東京は西新宿3丁目にある『根本酒店』は、昭和30年代の創業とともに角打ちを始めている。
体全体から話好き、世話好きのオーラを放ちまくっている3代目の猪熊正二(64歳)、真理子さん夫妻が、温かい笑顔で応対してくれた。
「祖父が店を起ち上げました。このあたりは角筈(つのはず)、淀橋と呼ばれていた所で、副都心のシンボルだった3つの超高層ビルもまだ建っていない時代ですね。ここからちょっと離れた場所、有名だった球形ガスタンクがまだ円筒形だった頃、そのすぐ前で開業したんです。当時の酒屋さんで角打ちは当たり前でしたよ」
さらに猪熊さんの話は続く。
「東京五輪(昭和39年)の際の区画整理で、現在の地に移転したんですけどね。これは冗談ですが、昭和59年にゴジラ襲われて(編集部註:映画のシーンの話)、このあたりがめちゃめちゃになったんですよ(笑い)。そんなこともあって、角打ちを一度中断したんですが、翌年に復活させました」と茶目っ気たっぷりに笑う。
店はビルの1階角。「立ち飲み駄菓子酒屋」と書かれた竹製の看板、数個の小さな赤ちょうちん、振り子の止まった柱時計(実は電波時計で、正確に動いている)などが飾られた、ちょっと派手めな入口の脇、配達用のワンボックスカーが駐車している間をサラリーマンが連れだって入って行く。
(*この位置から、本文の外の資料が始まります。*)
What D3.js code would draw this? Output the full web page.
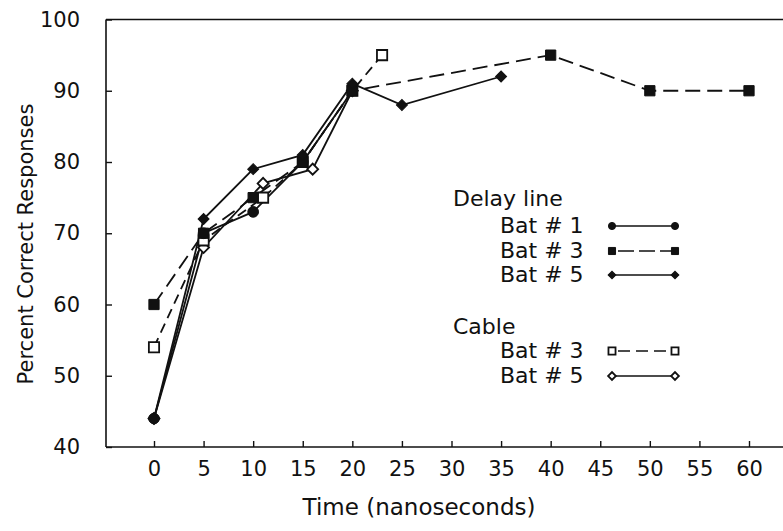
<!DOCTYPE html>
<html>
<head>
<meta charset="utf-8">
<script src="https://cdn.jsdelivr.net/npm/d3@7"></script>
<style>
  html, body { margin: 0; padding: 0; background: #fff; }
  svg { display: block; }
  text { font-family: "DejaVu Sans", sans-serif; fill: #111; }
</style>
</head>
<body>
<svg id="chart" width="783" height="531"></svg>
<script>
// ---- data ----
const xTicks = [0, 5, 10, 15, 20, 25, 30, 35, 40, 45, 50, 55, 60];
const yTicks = [40, 50, 60, 70, 80, 90, 100];

const delayBat1X = [0, 5, 10, 15, 20];
const delayBat1Y = [44, 70, 73, 80, 90];
const delayBat3X = [0, 5, 10, 15, 20, 40, 50, 60];
const delayBat3Y = [60, 70, 75, 80, 90, 95, 90, 90];
const delayBat5X = [0, 5, 10, 15, 20, 25, 35];
const delayBat5Y = [44, 72, 79, 81, 91, 88, 92];
const cableBat3X = [0, 5, 11, 15, 20, 23];
const cableBat3Y = [54, 69, 75, 80, 90, 95];
const cableBat5X = [0, 5, 11, 16, 20];
const cableBat5Y = [44, 68, 77, 79, 90];

const legendGroups = ["Delay line", "Cable"];
const legendLabels = ["Bat # 1", "Bat # 3", "Bat # 5", "Bat # 3", "Bat # 5"];

// ---- series setup ----
const series = [
  { x: delayBat1X, y: delayBat1Y, sym: "circle", fill: true, dash: null },
  { x: delayBat3X, y: delayBat3Y, sym: "square", fill: true, dash: "15,7" },
  { x: delayBat5X, y: delayBat5Y, sym: "diamond", fill: true, dash: null },
  { x: cableBat3X, y: cableBat3Y, sym: "square", fill: false, dash: "10,6" },
  { x: cableBat5X, y: cableBat5Y, sym: "diamond", fill: false, dash: null }
];

const svg = d3.select("#chart");
const ink = "#111";

const x = d3.scaleLinear().domain([0, 60]).range([154, 749]);
const y = d3.scaleLinear().domain([40, 100]).range([447, 19.5]);

const frameLeft = 106, frameRight = 783;

// frame lines
svg.append("line").attr("x1", frameLeft).attr("x2", frameRight)
  .attr("y1", y(100)).attr("y2", y(100)).attr("stroke", ink).attr("stroke-width", 1.6);
svg.append("line").attr("x1", frameLeft).attr("x2", frameLeft)
  .attr("y1", y(100)).attr("y2", y(40)).attr("stroke", ink).attr("stroke-width", 1.6);

// x axis
const xAxis = d3.axisBottom(x).tickValues(xTicks).tickSizeInner(-6).tickSizeOuter(0).tickPadding(14);
const gx = svg.append("g").attr("transform", `translate(0,${y(40)})`).call(xAxis);
gx.select(".domain").remove();
gx.append("line").attr("x1", frameLeft).attr("x2", frameRight).attr("y1", 0).attr("y2", 0)
  .attr("stroke", ink).attr("stroke-width", 1.6);
gx.selectAll(".tick line").attr("stroke", ink).attr("stroke-width", 1.4);
gx.selectAll(".tick text").attr("font-size", 21).attr("font-family", "DejaVu Sans").attr("fill", ink);

// y axis
const yAxis = d3.axisLeft(y).tickValues(yTicks).tickSizeInner(-6).tickSizeOuter(0).tickPadding(26);
const gy = svg.append("g").attr("transform", `translate(${frameLeft},0)`).call(yAxis);
gy.select(".domain").remove();
gy.selectAll(".tick line").attr("stroke", ink).attr("stroke-width", 1.4);
gy.selectAll(".tick text").attr("font-size", 21).attr("font-family", "DejaVu Sans").attr("fill", ink);

// axis titles
svg.append("text").attr("x", 419).attr("y", 515).attr("text-anchor", "middle")
  .attr("font-size", 23).text("Time (nanoseconds)");
svg.append("text").attr("transform", "translate(33,244) rotate(-90)").attr("text-anchor", "middle")
  .attr("font-size", 21).text("Percent Correct Responses");

// symbol drawing
function symbolPath(kind, big) {
  if (kind === "circle") return d3.symbol(d3.symbolCircle, big ? 90 : 40)();
  if (kind === "square") return d3.symbol(d3.symbolSquare, big ? 105 : 50)();
  return d3.symbol(d3.symbolSquare, big ? 60 : 30)();
}
function drawMarker(g, s, cx, cy, big) {
  const rot = s.sym === "diamond" ? 45 : 0;
  g.append("path").attr("d", symbolPath(s.sym, big))
    .attr("transform", `translate(${cx},${cy}) rotate(${rot})`)
    .attr("fill", s.fill ? ink : "#fff")
    .attr("stroke", ink).attr("stroke-width", s.fill ? 1 : 1.8);
}

const line = d3.line().x(d => x(d[0])).y(d => y(d[1]));
const plot = svg.append("g");

series.forEach(s => {
  const pts = s.x.map((v, i) => [v, s.y[i]]);
  plot.append("path").attr("d", line(pts)).attr("fill", "none")
    .attr("stroke", ink).attr("stroke-width", 1.8)
    .attr("stroke-dasharray", s.dash);
});
// open (cable) markers first, filled (delay line) markers on top
[4, 3, 0, 1, 2].forEach(k => {
  const s = series[k];
  s.x.forEach((v, i) => drawMarker(plot, s, x(v), y(s.y[i]), true));
});

// legend
const leg = svg.append("g");
const groupBaselines = [206, 334];
const rowBaselines = [233, 258, 282, 358, 383];
legendGroups.forEach((t, i) => {
  leg.append("text").attr("x", 453).attr("y", groupBaselines[i]).attr("font-size", 22).text(t);
});
legendLabels.forEach((t, i) => {
  const s = series[i];
  const bl = rowBaselines[i];
  leg.append("text").attr("x", 500).attr("y", bl).attr("font-size", 22).text(t);
  const cy = bl - 7;
  leg.append("line").attr("x1", 612).attr("x2", 675).attr("y1", cy).attr("y2", cy)
    .attr("stroke", ink).attr("stroke-width", 1.6)
    .attr("stroke-dasharray", s.dash ? (s.fill ? "16,5" : "12,6") : null)
    .attr("stroke-dashoffset", s.dash ? -6 : 0);
  drawMarker(leg, s, 612, cy, false);
  drawMarker(leg, s, 675, cy, false);
});
</script>
</body>
</html>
「彼らはみんなうちの部活のメンバーで、この奥が部室になっているんです」
猪熊さんの言葉に、こちらは目にも脳にも?マークが。
「単に角打ちとか立ち飲みと呼んだんじゃ、なんだかまとまりや、温か味が感じられないでしょ。そんなわけで、ここで角打ちするお客さんはみんな『立ち飲み部の部員』てことでね。飲む場所を『部室』、飲むことを『部活』と称しています。もちろん皆さん、未成年じゃないですよ」(猪熊さん)。